なお、食卓に料理や食器を全て置くことができない場合は、この調理物を或る程度取り分けた後に再びリビング側の開閉扉330から耐熱収納部300に入れて仮置き保温しておいても良い(図8の動線C3参照)。このような場合であっても、耐熱収納部300の開閉扉がキッチン側にのみ備わっている場合のようにわざわざキッチン側に廻り込んで耐熱収納部内に調理物を仮置き保温する必要がない。また、食事が終わった後には、この食器をリビング側から食洗機の開閉扉130を開けて食洗機内に入れ、食洗機内の食器受け台150に載せることもできる(図8の動線A1参照)。

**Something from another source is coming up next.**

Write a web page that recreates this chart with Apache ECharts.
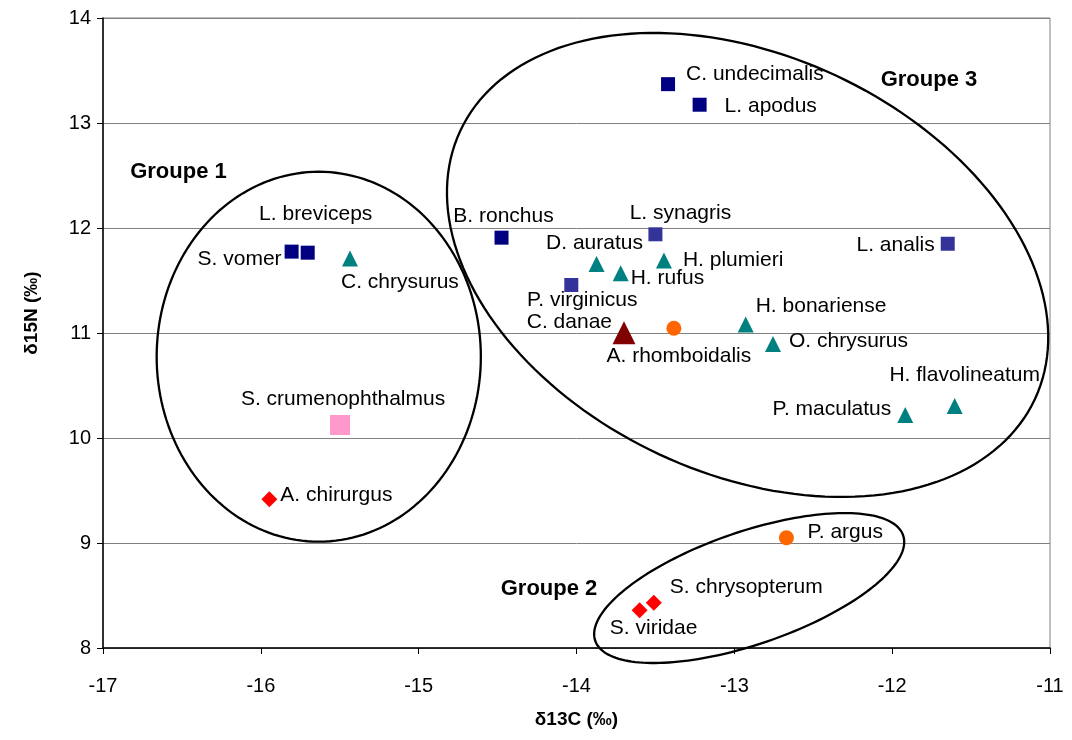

このように、図8に示すコンロや耐熱収納部を備えた本実施形態に係る対面型キッチン1であっても上述したように食事の準備や食事後の後片付けに加えて食事中の人の動線についても短くすることができ、これらに伴う人の労力を低減して使い勝手の良い対面型キッチンとすることができる。

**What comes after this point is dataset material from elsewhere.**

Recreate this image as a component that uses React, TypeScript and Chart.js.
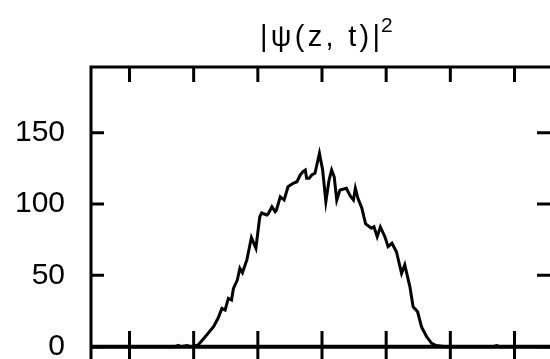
import React, { useEffect, useRef } from "react";
import { Chart, registerables } from "chart.js";

Chart.register(...registerables);

// position z (axis has unlabeled ticks at -3 .. 3)
const zValues = [
  -3.6, -2.68, -2.29, -2.24, -2.2, -2.1, -2.06, -1.98, -1.93, -1.82,
  -1.69, -1.62, -1.56, -1.51, -1.46, -1.41, -1.38, -1.32, -1.28, -1.24,
  -1.17, -1.1, -1.03, -0.97, -0.94, -0.86, -0.84, -0.78, -0.73, -0.71,
  -0.65, -0.59, -0.53, -0.45, -0.39, -0.34, -0.3, -0.26, -0.24, -0.2,
  -0.16, -0.11, -0.04, 0.01, 0.06, 0.11, 0.15, 0.19, 0.23, 0.28,
  0.38, 0.44, 0.49, 0.52, 0.56, 0.62, 0.68, 0.77, 0.81, 0.86,
  0.91, 0.98, 1.03, 1.09, 1.16, 1.24, 1.29, 1.37, 1.42, 1.49,
  1.55, 1.63, 1.71, 1.78, 1.84, 1.93, 2.67, 2.72, 2.77, 3.6,
];

// |psi(z,t)|^2
const psiSquared = [
  0, 0, 0, 1, 0, 0.8, 0, 0.5, 1.2, 7.0,
  14.0, 19.9, 26.9, 25.7, 33.9, 32.7, 40.9, 46.7, 54.9, 51.9,
  61, 76.5, 69, 91.1, 93.7, 92.3, 93, 98.1, 94.6, 95.8,
  105, 102.8, 112.1, 114.5, 115.6, 120.3, 122.6, 123.8, 118, 118,
  120.3, 121.5, 135.5, 123.8, 101.6, 116.8, 123.8, 119.1, 102.8, 109.8,
  111.0, 105.6, 102.8, 111.0, 104.0, 97.2, 86, 83.0, 84.1, 77.1,
  83.9, 77.1, 70.1, 72.5, 66.6, 51.4, 57.3, 42.0, 28.0, 24.5,
  14.0, 7.0, 2.4, 0.8, 0.5, 0, 0, 0.8, 0, 0,
];

const yTickValues = [0, 50, 100, 150];
const xTickValues = [-3, -2, -1, 0, 1, 2, 3];
const titleMain = "|ψ(z, t)|";
const titleSup = "2";

const CANVAS_W = 560;
const CANVAS_H = 375;

const framePlugin = {
  id: "gnuplotFrame",
  afterDraw(chart: any) {
    const { ctx, chartArea, scales } = chart;
    const { left, right, top, bottom } = chartArea;
    const x = scales.x;
    const y = scales.y;
    ctx.save();
    ctx.strokeStyle = "#000";
    ctx.lineWidth = 3;
    ctx.lineCap = "butt";
    ctx.strokeRect(left, top, right - left, bottom - top);
    ctx.beginPath();
    for (const v of xTickValues) {
      const px = x.getPixelForValue(v);
      ctx.moveTo(px, top);
      ctx.lineTo(px, top + 15);
      ctx.moveTo(px, bottom);
      ctx.lineTo(px, bottom - 30);
    }
    for (const v of yTickValues) {
      const py = y.getPixelForValue(v);
      ctx.moveTo(left, py);
      ctx.lineTo(left + 13, py);
      ctx.moveTo(right, py);
      ctx.lineTo(right - 16, py);
    }
    ctx.stroke();
    // zero axis
    ctx.lineWidth = 4;
    ctx.beginPath();
    const p0 = y.getPixelForValue(0);
    ctx.moveTo(left, p0);
    ctx.lineTo(right, p0);
    ctx.stroke();

    // title
    ctx.fillStyle = "#000";
    ctx.textBaseline = "alphabetic";
    ctx.textAlign = "left";
    ctx.font = "29px 'Liberation Sans', Arial, sans-serif";
    const measured = ctx.measureText(titleMain).width;
    const target = 120;
    const ls = (target - measured) / (titleMain.length - 1);
    if ("letterSpacing" in ctx) (ctx as any).letterSpacing = `${Math.max(0, ls)}px`;
    ctx.fillText(titleMain, 260, 46);
    if ("letterSpacing" in ctx) (ctx as any).letterSpacing = "0px";
    ctx.font = "21px 'Liberation Sans', Arial, sans-serif";
    ctx.fillText(titleSup, 381, 32);
    ctx.restore();
  },
};

export default function App() {
  const canvasRef = useRef<HTMLCanvasElement | null>(null);

  useEffect(() => {
    const canvas = canvasRef.current;
    if (!canvas) return;
    const chart = new Chart(canvas, {
      type: "line",
      data: {
        datasets: [
          {
            data: zValues.map((z, i) => ({ x: z, y: psiSquared[i] })),
            borderColor: "#000",
            borderWidth: 3,
            pointRadius: 0,
            tension: 0,
            fill: false,
          },
        ],
      },
      options: {
        animation: false,
        responsive: false,
        devicePixelRatio: 1,
        layout: { padding: { top: 67, left: 0, right: 7, bottom: 14 } },
        plugins: {
          legend: { display: false },
          title: { display: false },
          tooltip: { enabled: false },
        },
        scales: {
          x: {
            type: "linear",
            min: -3.6,
            max: 3.6,
            display: false,
          },
          y: {
            type: "linear",
            min: -10,
            max: 196,
            afterBuildTicks: (scale: any) => {
              scale.ticks = yTickValues.map((v) => ({ value: v }));
            },
            afterFit: (scale: any) => {
              scale.width = 91;
              scale.paddingTop = 0;
              scale.paddingBottom = 0;
            },
            grid: { display: false, drawTicks: false },
            border: { display: false },
            ticks: {
              color: "#000",
              padding: 26,
              font: { family: "'Liberation Sans', Arial, sans-serif", size: 30 },
            },
          },
        },
      },
      plugins: [framePlugin],
    });
    return () => chart.destroy();
  }, []);

  return (
    <div
      style={{
        position: "absolute",
        left: 0,
        top: 0,
        width: 550,
        height: 359,
        overflow: "hidden",
        background: "#fff",
      }}
    >
      <canvas
        ref={canvasRef}
        width={CANVAS_W}
        height={CANVAS_H}
        style={{ width: CANVAS_W, height: CANVAS_H, display: "block" }}
      />
    </div>
  );
}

以上説明したように、本発明による対面型キッチンによると、使い終わった食器をリビング側から食洗機に入れることができるので、これらの食器をキッチン側までわざわざ運んで食洗機に入れる必要がなくなる。これによって、食器を運ぶ際の人の動線を短くでき、対面型キッチンの使い勝手が向上する。

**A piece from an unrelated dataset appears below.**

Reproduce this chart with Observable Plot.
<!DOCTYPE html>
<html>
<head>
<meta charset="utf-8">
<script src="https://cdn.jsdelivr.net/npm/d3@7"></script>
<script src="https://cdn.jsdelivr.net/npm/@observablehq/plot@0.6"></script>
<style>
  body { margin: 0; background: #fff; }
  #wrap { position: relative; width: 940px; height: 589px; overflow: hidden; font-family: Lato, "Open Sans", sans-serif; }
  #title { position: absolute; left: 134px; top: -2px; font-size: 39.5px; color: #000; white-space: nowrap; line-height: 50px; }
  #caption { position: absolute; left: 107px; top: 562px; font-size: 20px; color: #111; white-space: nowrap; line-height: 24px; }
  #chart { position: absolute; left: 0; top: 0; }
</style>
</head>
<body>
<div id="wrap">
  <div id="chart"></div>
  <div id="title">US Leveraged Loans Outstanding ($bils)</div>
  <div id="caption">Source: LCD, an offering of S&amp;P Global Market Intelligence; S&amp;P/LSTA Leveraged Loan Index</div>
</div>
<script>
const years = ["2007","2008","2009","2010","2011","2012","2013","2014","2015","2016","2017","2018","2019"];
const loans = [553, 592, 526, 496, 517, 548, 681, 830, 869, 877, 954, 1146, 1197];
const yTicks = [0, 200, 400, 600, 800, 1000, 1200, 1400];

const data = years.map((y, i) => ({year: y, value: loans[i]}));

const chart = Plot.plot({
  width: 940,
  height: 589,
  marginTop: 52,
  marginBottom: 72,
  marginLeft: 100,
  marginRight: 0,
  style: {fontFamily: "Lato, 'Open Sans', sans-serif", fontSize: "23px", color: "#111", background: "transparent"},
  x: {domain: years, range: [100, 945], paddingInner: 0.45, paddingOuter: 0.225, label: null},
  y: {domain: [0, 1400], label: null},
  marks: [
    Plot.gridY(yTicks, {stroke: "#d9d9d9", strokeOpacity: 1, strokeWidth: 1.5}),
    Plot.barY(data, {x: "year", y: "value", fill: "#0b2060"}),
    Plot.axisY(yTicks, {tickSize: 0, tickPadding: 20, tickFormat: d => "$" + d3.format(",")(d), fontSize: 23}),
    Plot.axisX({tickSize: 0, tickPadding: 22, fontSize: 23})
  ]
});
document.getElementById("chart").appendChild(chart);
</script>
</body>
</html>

また、食器収納部の取出し用の開閉部がキッチン側の調理スペースに面して設けられていることから、キッチンの使用者が調理スペースにて食材を切る等の作業の後、食器収納部から盛り付け用の食器を簡単に取り出すことができる。そのため、調理者は調理スペースで調理作業を行った後、すぐに盛り付け作業に移行することができる。
また、食洗機と食器収納部との間にはこの食洗機の内部と食器収納部との間を開閉可能に仕切る仕切り部が設けられているので、食洗機の使用後に仕切り部を一旦開放して一度洗い終わった食器を食器収納部に移動させこの食洗機の内部と食器収納部との間を仕切り部で再び仕切ることにより、その後に、食器収納部に洗浄後の食器を入れたまま、使い終わった別の食器をリビング側から食洗機に入れて洗浄することができ、対面型キッチンの使い勝手を格段に向上させる。
また、食洗機には食器受け部が備わり、食器受け部は仕切り部の開放状態において食洗機と食器収納部間を移動可能となっていることで、洗い終わった後の食器が載った食器受け部を仕切り部を開放した状態で食器収納部に簡単に移動させることができ、対面型のキッチンの使い勝手を向上させることができる。
また、食洗機の開閉部がキッチン側にも設けられていることで、キッチン側で調理の際に使用した調理器具をそのまま食洗機に入れることが可能となり、その際の人の動線を短くすることができ、対面型のキッチンの使い勝手を向上させる。
また、食器収納部の開閉部がリビング側にも設けられていることで、食洗機で洗い終わって食器収納部に移動させた食器を再びリビング側から取り出して使用することができる。これによって、この食器取り出しの際の人の動線を短くすることができ、対面型キッチンの使い勝手を向上させることができる。